J'avais lu le nom d'
Emile Verhaeren dans la biographie de
Verlaine par
S. Zweig, et je l'ai retrouvé dans l'ouvrage la Commune des écrivains. J'ai donc décidé d'en savoir plus sur l'oeuvre de ce poète.
Et j'ai compris assez vite l'admiration que Zweig lui porte, et surtout pourquoi il le rapproche de
Verlaine. Il y a en effet une musicalité dans ce recueil, avec les "chansons d'un fou" dans
les Campagnes hallucinées, avec les poèmes "Statue" dans
les Villes tentaculaires qui reviennent comme des intermèdes entre deux autres poèmes. Les poèmes contiennent aussi un rythme musical interne, avec de nombreux vers qui reviennent de façon lancinantes comme des refrains : " c'est l'étal flasque et monstrueux de la luxure", "toute la mer va vers la ville"...
Verhaeren se rapproche aussi du
Verlaine moderne, celui qui fait entrer en poésie les trains à vapeur, les cheminées d'usine. J'ai d'ailleurs pensé à Joseph Pontus et à ses Feuillets d'usine dans la description de l'ouvrier déshumanisé devenu un simple rouage de la machine : "la parole humaine abolie".
C'est aussi une proximité avec le
Verlaine sensuel, voire érotique. Seulement, dans ce double recueil, la chair est triste, flasque, morne. Que ce soit dans les villes ou dans les campagnes, sur le port ou dans les champs, tout le monde n'est animé que par le désir, ou plutôt par le "rut", un terme qui revient à de très nombreuses reprises. On est donc loin des Fêtes galantes ou des Romances sans parole, les prostituées sont trop fardées, les femmes grasses, les marins brutaux... Dans
les Campagnes hallucinées, il y aurait peut-être des allusions à
Baudelaire et à sa charogne, car même les mortes peuvent être saillies...
Et, pour sortir de la comparaison avec
Verlaine, j'ai été frappée par une vision géographique très moderne : la ville s'étend sur la campagne avec ses pollutions, ses miasmes, ses fumées, mais aussi ses idées. J'ai particulièrement apprécié l'omniprésence du rouge et du noir dans ce double recueil, le rouge des fumées, des incendies, de la révolution aussi - dans ce qui est sans doute une allusion à la Commune et à la Semaine sanglante, et le noir de la mort, des cendres, des cadavres et du pourrissement.

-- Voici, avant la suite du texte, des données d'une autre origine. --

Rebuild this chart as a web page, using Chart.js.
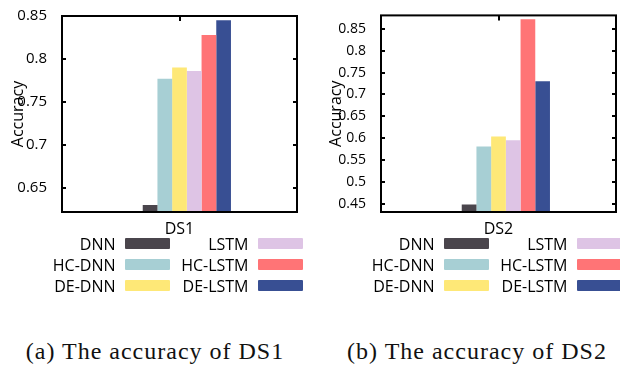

On sent un anticléricalisme, un esprit révolutionnaire dans les poèmes. Et ce sont ces idées qui contaminent aussi les campagnes ; sauf que la ville elle-même est contaminée par ce que l'auteur ne nomme pas encore la mondialisation - et on retrouve une perspective géographique : les marchandises, les hommes et les idées circulent : la mer - et donc le monde - pénètre la ville.
Un double recueil très riche, qui permet de multitudes interprétations et niveaux de lecture, qui me donne envie d'approfondir l'oeuvre de ce poète.